Sales tax revenues up across South Texas

Revenues typically low in July

July is typically a slow month for sales tax revenues in South Texas. Schools are on summer break and families embark on vacation out of town, leaving many city and business leaders in the region prepared for a slow month.

But not this year, where nearly every city in the Rio Grande Valley — from South Padre Island and Brownsville to McAllen and Mission to Roma and Rio Grande City — saw increased sales tax revenues.

“You’ve seen cities and economic development organizations being aggressive and creating opportunities,” said Sergio Contreras, President of the Rio Grande Valley Partnership, a pro-business organization.

McAllen has already surpassed last year’s total for the entire fiscal year, which begins in October and ends in September. McAllen City Manager Roel “Roy” Rodriguez said the city will have set a record for annual sales tax revenues once this fiscal year ends. The previous mark for most sales tax revenues collected in a single year was $62.9 million. No more.
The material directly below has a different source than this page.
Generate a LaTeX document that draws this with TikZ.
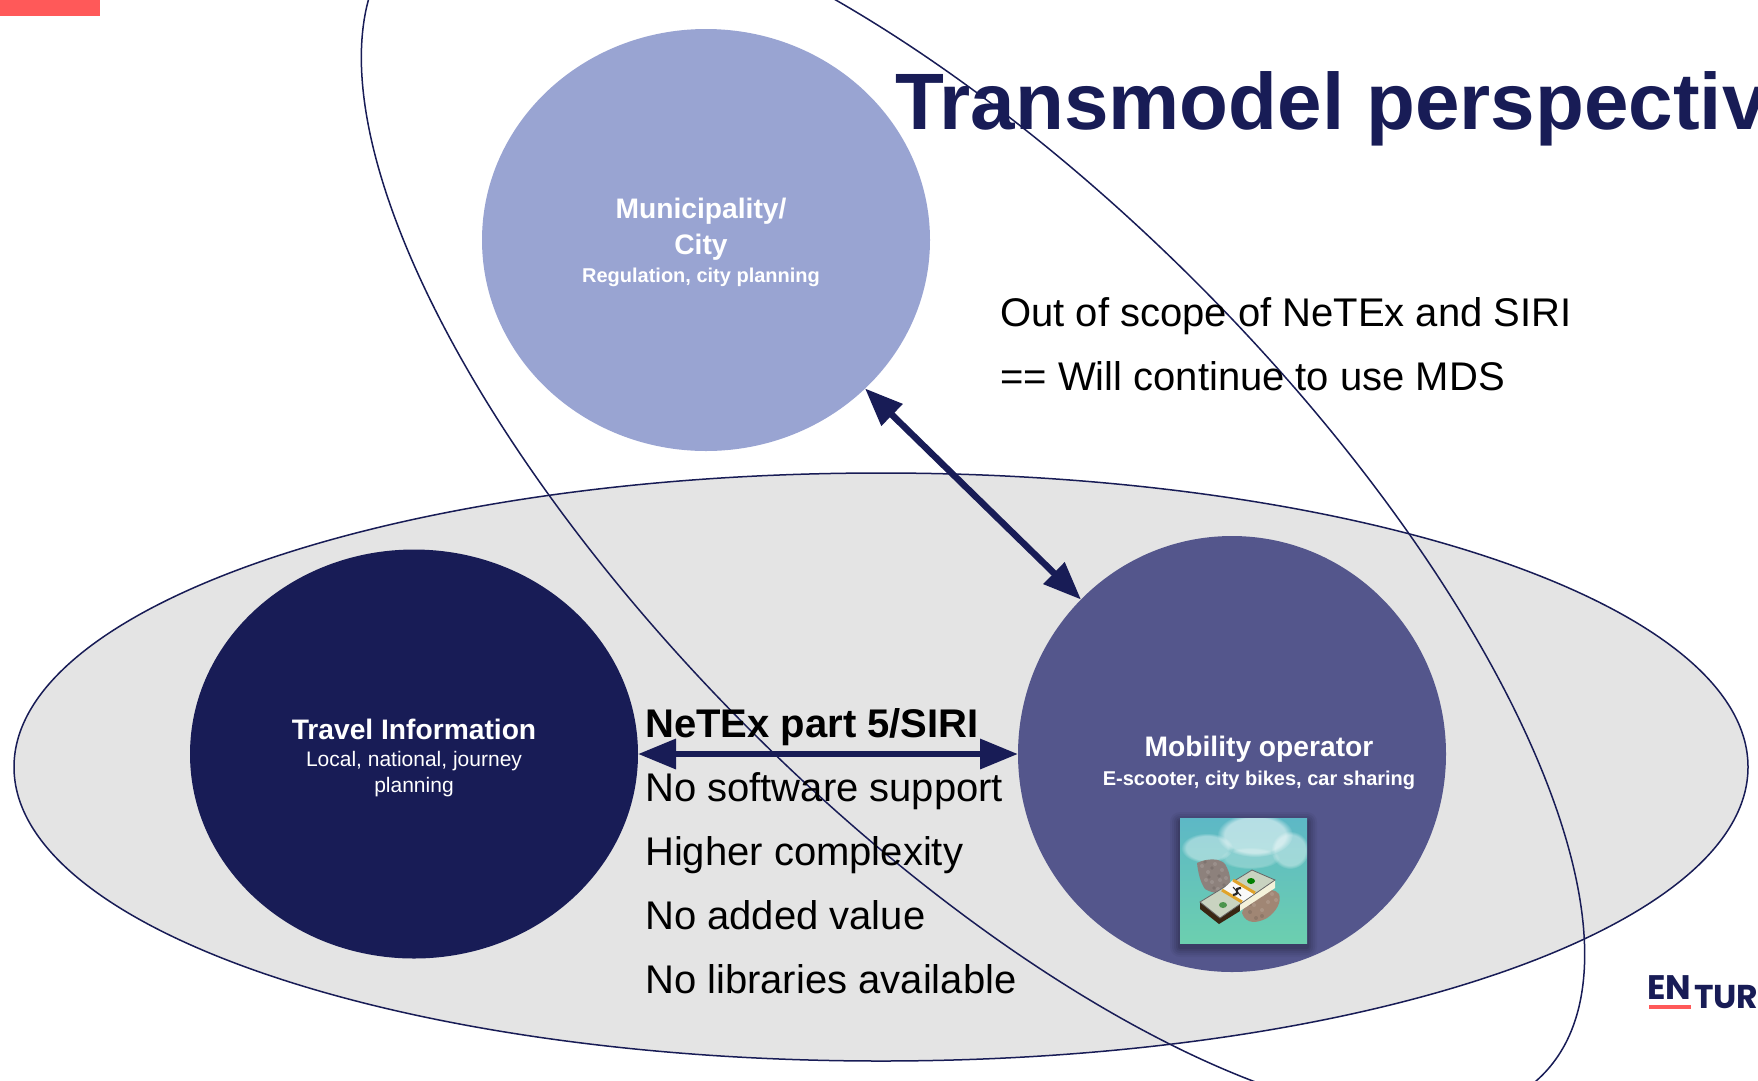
\documentclass[tikz,border=0pt]{standalone}
\usepackage{fontspec}
\setmainfont{Liberation Sans}
\newfontfamily\logofont{Poppins}
\usetikzlibrary{arrows.meta,shapes.geometric,fadings}
\definecolor{navy}{HTML}{181C56}
\definecolor{muni}{HTML}{99A4D2}
\definecolor{mobil}{HTML}{54568C}
\definecolor{palegray}{HTML}{E4E4E4}
\definecolor{coral}{HTML}{FF5959}
\definecolor{skytop}{HTML}{5DB8C6}
\definecolor{skymid}{HTML}{66CCBA}
\definecolor{skylow}{HTML}{6CCFAF}
\definecolor{furA}{HTML}{8D817C}
\definecolor{furB}{HTML}{A08674}
\definecolor{notegreen}{HTML}{C9D3C0}
\definecolor{strap}{HTML}{E0A32A}
\newcommand{\fs}[1]{\fontsize{#1}{#1}\selectfont}
\tikzset{
  blob/.style={shape=ellipse,inner sep=0pt,outer sep=0pt},
  scope outline/.style={blob,draw=navy,line width=1.5pt},
  twoway/.style={{Triangle[length=38pt,width=29pt]}-{Triangle[length=38pt,width=29pt]},draw=navy,line width=6.5pt},
  head/.style={text=white,font=\fs{28.2}\bfseries,inner sep=0pt},
  subbold/.style={text=white,font=\fs{20}\bfseries,inner sep=0pt},
  subplain/.style={text=white,font=\fs{21},inner sep=0pt},
  body/.style={text=black,font=\fs{40},inner sep=0pt,anchor=base west},
  bodybold/.style={text=black,font=\fs{40}\bfseries,inner sep=0pt,anchor=base west},
  cloud/.style={fill=white,path fading=circle with fuzzy edge 20 percent},
}
\begin{document}
\begin{tikzpicture}[x=1pt,y=-1pt]
\useasboundingbox (0,0) rectangle (1758,1080);
\clip (0,0) rectangle (1758,1080);
\fill[white] (0,0) rectangle (1758,1080);
\fill[coral] (0,0) rectangle (100,15.5);

\node[blob,fill=palegray,draw=navy,line width=1.5pt,minimum width=1734pt,minimum height=588pt] (field) at (881,767) {};
\node[scope outline,minimum width=1610pt,minimum height=632pt,rotate=-45] (scopeoval) at (973,506) {};

\node[blob,fill=muni,minimum width=448pt,minimum height=422pt] (city) at (706,240) {};
\node[blob,fill=navy,minimum width=448pt,minimum height=409pt] (travel) at (414,754) {};
\node[blob,fill=mobil,minimum width=428pt,minimum height=436pt] (mobility) at (1232,754) {};

\node[text=navy,font=\fs{80}\bfseries,inner sep=0pt,anchor=base west] (title) at (895,129) {Transmodel perspective};

\node[head] (cityhead) at (701,211) {Municipality/};
\node[head] (cityhead2) at (701,247) {City};
\node[subbold] (citysub) at (701,277) {Regulation, city planning};

\node[head] (travelhead) at (414,729) {Travel Information};
\node[subplain] (travelsub) at (414,761) {Local, national, journey};
\node[subplain] (travelsub2) at (414,787) {planning};

\node[head] (mobhead) at (1259,749) {Mobility operator};
\node[subbold] (mobsub) at (1259,780.5) {E-scooter, city bikes, car sharing};

\node[body] (scope1) at (1000,326) {Out of scope of NeTEx and SIRI};
\node[body] (scope2) at (1000,390) {== Will continue to use MDS};

\node[bodybold] (netex) at (645,737) {NeTEx part 5/SIRI};
\node[body] (l1) at (645,801) {No software support};
\node[body] (l2) at (645,865) {Higher complexity};
\node[body] (l3) at (645,929) {No added value};
\node[body] (l4) at (645,993) {No libraries available};

\draw[twoway,transform canvas={shift={(3.5pt,3.5pt)}}] (city) -- (mobility);
\draw[twoway] (travel.east) -- (mobility.west);

% emoji picture: money with wings
\foreach \d/\o in {10/.04,8/.05,6/.06,4/.07,2/.08}
  \fill[black,opacity=\o,rounded corners=\d pt] (1180-\d,818-\d+4) rectangle (1307+\d,943+\d+4);
\begin{scope}
  \clip (1180,818) rectangle (1307,943);
  \shade[top color=skytop,middle color=skymid,bottom color=skylow] (1180,818) rectangle (1307,943);
  \fill[cloud,opacity=.55] (1255,835) ellipse [x radius=38pt,y radius=22pt];
  \fill[cloud,opacity=.4] (1207,848) ellipse [x radius=26pt,y radius=15pt];
  \fill[cloud,opacity=.4] (1290,850) ellipse [x radius=19pt,y radius=19pt];
  \fill[cloud,opacity=.25] (1250,858) ellipse [x radius=30pt,y radius=11pt];
  % wings
  \fill[furA] (1197,863) .. controls (1207,858) and (1220,858) .. (1225,864) .. controls (1231,874) and (1232,884) .. (1226,889) .. controls (1220,895) and (1212,893) .. (1205,889) .. controls (1200,882) and (1198,872) .. (1197,863) -- cycle;
  \foreach \p/\q in {1202/866,1208/872,1215/864,1222/870,1212/882,1220/880,1206/880,1218/889,1226/878}
    \fill[white,opacity=.12] (\p,\q) circle [radius=2pt];
  \foreach \p/\q in {1205/862,1212/868,1219/876,1209/877,1224/885,1214/888}
    \fill[black,opacity=.1] (\p,\q) circle [radius=1.8pt];
  \fill[furB] (1242,913) .. controls (1245,903) and (1250,896) .. (1258,892) .. controls (1266,889) and (1276,889) .. (1279,894) .. controls (1282,902) and (1276,912) .. (1267,918) .. controls (1258,923) and (1246,925) .. (1242,913) -- cycle;
  \foreach \p/\q in {1262/895,1272/894,1268/902,1276/900,1254/905,1262/910}
    \fill[white,opacity=.12] (\p,\q) circle [radius=2pt];
  \foreach \p/\q in {1250/912,1256/918,1262/916,1250/904}
    \fill[black,opacity=.1] (\p,\q) circle [radius=2pt];
  % bundle
  \fill[black!70!brown] (1200,902) -- (1200,909) -- (1219,924) -- (1240,911) -- (1240,900) -- cycle;
  \fill[white!88!yellow!90!gray] (1240,902) -- (1275,880) -- (1275,888) -- (1240,911) -- cycle;
  \fill[notegreen] (1200,902) -- (1252,870) -- (1275,880) -- (1220,918) -- cycle;
  \draw[black!60,line width=.8pt] (1200,902) -- (1252,870) -- (1275,880) -- (1220,918) -- cycle;
  \fill[black!30!green!40!gray] (1223,905) ellipse [x radius=4pt,y radius=3pt];
  \fill[green!50!black] (1251,881) ellipse [x radius=4pt,y radius=3pt];
  \fill[white!95!gray] (1222,890) -- (1233,880) -- (1255,893) -- (1242,902) -- cycle;
  \draw[strap,line width=3pt] (1222,890) -- (1242,902);
  \draw[strap,line width=3pt] (1233,880) -- (1255,893);
  \draw[black!85,line width=2.2pt] (1233,895) .. controls (1243,893) and (1231,889) .. (1241,888);
  \draw[black!85,line width=1pt] (1233,887) -- (1241,896);
  % furred wing tips overlap the bundle edge
\end{scope}

% logo
\fill[coral] (1649,1005) rectangle (1691,1009);
\node[text=navy,font=\logofont\fs{34}\bfseries,inner sep=0pt,anchor=base west] (logoen) at (1647,999) {EN};
\node[text=navy,font=\logofont\fs{33}\bfseries,inner sep=0pt,anchor=base west] (logotur) at (1694,1008) {TUR};
\end{tikzpicture}
\end{document}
“People have some money in their pocket and there’s an overall sense that the economy is good,” said Steve Ahlenius, President of the McAllen Chamber of Commerce. “Retails sales are very reflective of attitudes. And I think we’ve got a lot of optimism and positive outlook.”

Many cities, such as Edinburg, Pharr, Mission, Weslaco and Harlingen, were all up more than 10% in July 2019 compared to July 2018. Contreras said many municipalities “have created awareness” to help improve spending in their cities.

And while wait times at international bridges in the region continue to be an issue, the traffic is not near where it was in the spring and early summer, when President Trump threatened to close the border, followed by the reassignment of hundreds of U.S. Customs and Border Protection officers from ports of entry.

“There’s U.S. product in retail stores and electronic stores at significantly lower prices,” said Contreras, who is also vice chair of the Border Trade Alliance, an organization that focuses on the facilitation of international trade and commerce in North America.

But the current trade war with China could potentially complicate spending in South Texas, Ahlenius cautioned.

“One of the key warning flags is going to be the tariffs on China,” Ahlenius said. “If that game is continued to play out, that may dampen some of the sales.”

The U.S. on Sept. 1 imposed new tariffs on about $111 billion in products, including consumer goods imported from China, with another round of tariffs set to take effect on Dec. 15. Just this week, though, Trump delayed a new round of tariffs on $250 billion of imports from China.

Where the trade war goes next, however, is unclear. For now, sales tax revenues in the Valley have trended upwards, and Rodriguez, the city manager in McAllen, conservatively predicted more increases over the next year. Ahlenius sees a positive end to the year, too.

“The only thing on the horizon could be the tariffs on China, but I think people in the Valley are happy, our workforce keeps growing and they’re spending money,” Ahlenius said.